* **INSTRUCTIONS TO FOLLOW**
Set down, exactly as written, the lines from the top of the data to the line that holds "FREQ_K = 7.4", and omit the pictures.
------------------------------
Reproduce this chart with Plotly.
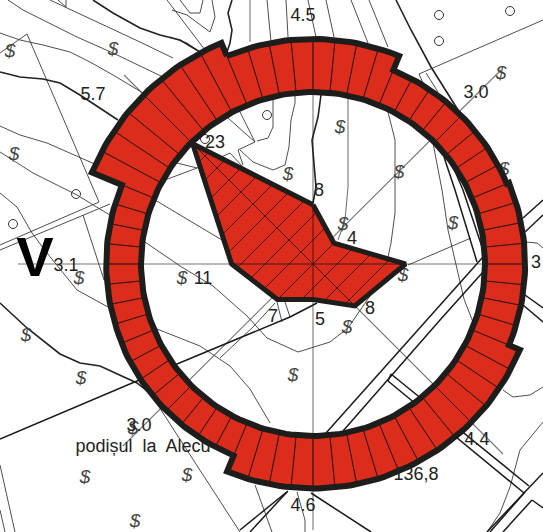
import numpy as np
import plotly.graph_objects as go

# ---------- wind rose data ----------
directions = ["N", "NE", "E", "SE", "S", "SV", "V", "NV"]
wind_speed = [4.5, 3.2, 3.4, 4.4, 4.45, 3.0, 2.95, 5.7]
wind_freq = [8, 4, 12.5, 8, 4.8, 6.8, 11, 23]

CENTER = (313, 264)
RING_R = 172
SPEED_K = 11.8
FREQ_K = 7.4

# ---------- base map ----------
thick_contours = [
    [(93, 0), (113, 13), (140, 28), (160, 35), (180, 40), (200, 52)],
    [(0, 72), (20, 77), (43, 79), (60, 83), (80, 95), (100, 108), (118, 120)],
    [(232, 0), (228, 13), (232, 30), (230, 43), (227, 52)],
    [(396, 0), (411, 30), (431, 67), (458, 110)],
    [(321, 95), (318, 117), (312, 140), (314, 163), (316, 187), (313, 203)],
    [(0, 303), (27, 328), (60, 354), (80, 363), (100, 366), (117, 374), (137, 383), (147, 391)],
]
thin_lines = [
    [(0, 33), (20, 40), (43, 45), (70, 52), (90, 62), (113, 75), (143, 93)],
    [(8, 0), (23, 10), (43, 20), (77, 37), (113, 53), (163, 77)],
    [(50, 0), (100, 23), (140, 42), (173, 58)],
    [(170, 37), (187, 43), (200, 52)],
    [(0, 126), (20, 135), (47, 143), (97, 165)],
    [(177, 163), (197, 168)],
    [(0, 152), (33, 173), (77, 195), (113, 217)],
    [(155, 200), (227, 243)],
    [(0, 53), (27, 34), (99, 202), (0, 245)],
    [(0, 250), (110, 204)],
    [(83, 215), (100, 266), (104, 280)],
    [(0, 193), (17, 207), (32, 233), (47, 253), (77, 290), (108, 307)],
    [(145, 242), (180, 266), (213, 286), (247, 316), (267, 338), (298, 352), (330, 342), (348, 328), (372, 293)],
    [(157, 329), (200, 346), (230, 366), (250, 389), (270, 423)],
    [(165, 180), (197, 168), (230, 153), (243, 167)],
    [(273, 100), (273, 127), (268, 138), (257, 141)],
    [(228, 118), (255, 142)],
    [(255, 142), (238, 150), (243, 165)],
    [(240, 150), (253, 162), (273, 170), (285, 165), (289, 147), (291, 120), (295, 103), (295, 90)],
    [(240, 112), (255, 142)],
    [(180, 0), (190, 13), (200, 13), (203, 0)],
    [(172, 10), (187, 15), (210, 32), (215, 17), (212, 0)],
    [(167, 0), (205, 50)],
    [(58, 0), (66, 7), (66, 0)],
    [(267, 0), (271, 42)],
    [(286, 0), (288, 37)],
    [(308, 0), (316, 37)],
    [(326, 0), (334, 37)],
    [(351, 0), (368, 43)],
    [(369, 0), (388, 47)],
    [(419, 74), (543, 20)],
    [(419, 74), (427, 92)],
    [(426, 73), (438, 92)],
    [(388, 112), (395, 140), (395, 213), (391, 243), (388, 257)],
    [(433, 143), (442, 190), (448, 230), (456, 266), (464, 299), (473, 322)],
    [(408, 265), (471, 238)],
    [(525, 242), (537, 243), (543, 248)],
    [(543, 422), (520, 450), (510, 487), (500, 513), (487, 532)],
    [(503, 390), (513, 397), (530, 395), (543, 387)],
    [(128, 359), (240, 532)],
    [(255, 485), (272, 532)],
    [(297, 492), (305, 520), (305, 532)],
    [(275, 303), (253, 327), (220, 358)],
    [(277, 302), (282, 322)],
    [(285, 302), (290, 317)],
    [(0, 465), (15, 532)],
    [(0, 510), (5, 532)],
]
gray_lines = [
    [(250, 0), (250, 42)],
    [(348, 97), (348, 187), (345, 220), (338, 240)],
    [(313, 40), (313, 530)],
    [(18, 264), (525, 264)],
    [(501, 70), (123, 446)],
    [(124, 75), (503, 454)],
]
road_lines = [
    [(444, 157), (455, 190), (477, 262)],
    [(449, 157), (463, 190), (482, 247)],
    [(483, 257), (440, 305), (326, 433)],
    [(483, 272), (440, 320), (343, 431)],
    [(288, 491), (240, 530)],
    [(287, 492), (250, 532)],
    [(523, 218), (543, 200)],
    [(525, 232), (543, 215)],
    [(525, 295), (543, 308)],
    [(523, 305), (543, 322)],
    [(391, 374), (529, 486)],
    [(388, 381), (524, 493)],
    [(391, 374), (388, 381)],
    [(543, 473), (487, 532)],
    [(525, 492), (490, 532)],
    [(532, 500), (503, 532)],
    [(532, 500), (543, 508)],
    [(311, 493), (371, 532)],
    [(0, 439), (133, 383), (177, 364)],
    [(177, 364), (272, 324), (290, 317), (317, 303)],
]
map_circles = [(13, 224), (76, 194), (439, 15), (510, 11), (439, 41), (267, 115), (205, 139)]
grass_marks = [
    (10, 52), (113, 50), (14, 155), (501, 74), (504, 170), (340, 128), (399, 173),
    (288, 175), (343, 225), (453, 224), (182, 279), (79, 279), (26, 336), (81, 379),
    (85, 478), (187, 476), (135, 522), (133, 429), (403, 276), (347, 328), (293, 376),
]
labels = ["4.5", "3.0", "5.7", "23", "8", "4", "3", "3.1", "11", "7", "5", "8", "3.0", "4.4", "136,8", "4.6"]
label_xy = [(303, 16), (476, 93), (93, 95), (215, 143), (319, 191), (352, 239), (536, 263), (66, 266),
            (203, 279), (273, 317), (320, 320), (370, 309), (139, 426), (477, 440), (416, 475), (303, 506)]
place_name = "podișul\u00a0 la\u00a0 Alecu"
place_xy = (143, 447)
region_mark = "V"
region_xy = (35, 262)

RED = "#DC2C1C"
DARK = "#1D1D1B"


def flat(polylines):
    xs, ys = [], []
    for pl in polylines:
        xs += [p[0] for p in pl] + [None]
        ys += [p[1] for p in pl] + [None]
    return xs, ys


def polar_xy(bearing_deg, r):
    a = np.radians(bearing_deg)
    return CENTER[0] + r * np.sin(a), CENTER[1] - r * np.cos(a)


def clip_to_polygon(poly, point, direction):
    """Segments of an infinite line that fall inside a polygon."""
    px, py = point
    dx, dy = direction
    hits = []
    n = len(poly)
    for i in range(n):
        x1, y1 = poly[i]
        x2, y2 = poly[(i + 1) % n]
        s1 = (x1 - px) * dy - (y1 - py) * dx
        s2 = (x2 - px) * dy - (y2 - py) * dx
        if (s1 <= 0 < s2) or (s2 <= 0 < s1):
            t = s1 / (s1 - s2)
            hx, hy = x1 + t * (x2 - x1), y1 + t * (y2 - y1)
            hits.append(((hx - px) * dx + (hy - py) * dy, hx, hy))
    hits.sort()
    segs = []
    for a, b in zip(hits[0::2], hits[1::2]):
        segs.append([(a[1], a[2]), (b[1], b[2])])
    return segs


fig = go.Figure()


def add_lines(polylines, color, width):
    x, y = flat(polylines)
    fig.add_trace(go.Scatter(x=x, y=y, mode="lines", line=dict(color=color, width=width),
                             hoverinfo="skip", showlegend=False))


add_lines(gray_lines, "#777777", 1.1)
add_lines(thin_lines, "#3A3A3A", 0.9)
add_lines(road_lines, "#1A1A1A", 1.5)
add_lines(thick_contours, "#222222", 1.6)

fig.add_trace(go.Scatter(
    x=[c[0] for c in map_circles], y=[c[1] for c in map_circles], mode="markers",
    marker=dict(size=9, color="rgba(255,255,255,0)", line=dict(color="#333333", width=1)),
    hoverinfo="skip", showlegend=False))
fig.add_trace(go.Scatter(
    x=[g[0] for g in grass_marks], y=[g[1] for g in grass_marks], mode="text",
    text=["$"] * len(grass_marks), textposition="middle center",
    textfont=dict(family="Liberation Sans", size=19, color="#444444", style="italic"),
    hoverinfo="skip", showlegend=False))

# frequency polygon
bearings = [i * 45 for i in range(len(directions))]
poly = [polar_xy(b, f * FREQ_K) for b, f in zip(bearings, wind_freq)]
fig.add_trace(go.Scatter(
    x=[p[0] for p in poly] + [poly[0][0]], y=[p[1] for p in poly] + [poly[0][1]],
    mode="lines", fill="toself", fillcolor=RED, line=dict(color=RED, width=0),
    hoverinfo="skip", showlegend=False))
hatch = []
for k in range(-12, 13):
    hatch += clip_to_polygon(poly, (CENTER[0] + k * 24, CENTER[1]), (1, -1))
hatch += clip_to_polygon(poly, CENTER, (1, 1))
hatch += clip_to_polygon(poly, CENTER, (0, 1))
hatch += clip_to_polygon(poly, CENTER, (1, 0))
add_lines(hatch, "#3A1510", 0.9)
fig.add_trace(go.Scatter(
    x=[p[0] for p in poly] + [poly[0][0]], y=[p[1] for p in poly] + [poly[0][1]],
    mode="lines", line=dict(color=DARK, width=5, shape="linear"),
    hoverinfo="skip", showlegend=False))

# speed ring: 8 cells in each direction sector
STEP = 45 / 8
cell_x, cell_y = [], []
outline_x, outline_y = [], []
for b, v in zip(bearings, wind_speed):
    R = RING_R + SPEED_K * v
    for j in range(8):
        a0 = b - 22.5 + j * STEP
        arc = np.linspace(a0, a0 + STEP, 5)
        ox, oy = polar_xy(arc, R)
        ix, iy = polar_xy(arc[::-1], RING_R)
        cell_x += list(ox) + list(ix) + [ox[0], None]
        cell_y += list(oy) + list(iy) + [oy[0], None]
        outline_x += list(ox)
        outline_y += list(oy)
fig.add_trace(go.Scatter(x=cell_x, y=cell_y, mode="lines", fill="toself", fillcolor=RED,
                         line=dict(color="#2A1512", width=0.7), hoverinfo="skip", showlegend=False))
fig.add_trace(go.Scatter(x=outline_x + outline_x[:1], y=outline_y + outline_y[:1], mode="lines",
                         line=dict(color=DARK, width=6), hoverinfo="skip", showlegend=False))
circ = np.linspace(0, 360, 241)
cx, cy = polar_xy(circ, RING_R)
fig.add_trace(go.Scatter(x=cx, y=cy, mode="lines", line=dict(color=DARK, width=6),
                         hoverinfo="skip", showlegend=False))

# labels
fig.add_trace(go.Scatter(
    x=[p[0] for p in label_xy], y=[p[1] for p in label_xy], mode="text", text=labels,
    textposition="middle center",
    textfont=dict(family="Liberation Sans", size=18, color="#222222"),
    hoverinfo="skip", showlegend=False))
fig.add_trace(go.Scatter(
    x=[place_xy[0]], y=[place_xy[1]], mode="text", text=[place_name], textposition="middle center",
    textfont=dict(family="Liberation Sans", size=18, color="#222222"),
    hoverinfo="skip", showlegend=False))
fig.add_trace(go.Scatter(
    x=[region_xy[0]], y=[region_xy[1]], mode="text", text=[region_mark], textposition="middle center",
    textfont=dict(family="Liberation Sans", size=56, color="#000000", weight="bold"),
    hoverinfo="skip", showlegend=False))

fig.update_layout(
    width=543, height=532, margin=dict(l=0, r=0, t=0, b=0),
    paper_bgcolor="white", plot_bgcolor="white", showlegend=False,
    xaxis=dict(range=[0, 543], visible=False, fixedrange=True),
    yaxis=dict(range=[532, 0], visible=False, fixedrange=True),
)
fig.write_html("out.html", config={"displayModeBar": False},
               post_script="document.body.style.margin='0';document.body.style.overflow='hidden';")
------------------------------
* **ANSWER BELOW**
Reproduce this chart with Plotly.
import numpy as np
import plotly.graph_objects as go

# ---------- wind rose data ----------
directions = ["N", "NE", "E", "SE", "S", "SV", "V", "NV"]
wind_speed = [4.5, 3.2, 3.4, 4.4, 4.45, 3.0, 2.95, 5.7]
wind_freq = [8, 4, 12.5, 8, 4.8, 6.8, 11, 23]

CENTER = (313, 264)
RING_R = 172
SPEED_K = 11.8
FREQ_K = 7.4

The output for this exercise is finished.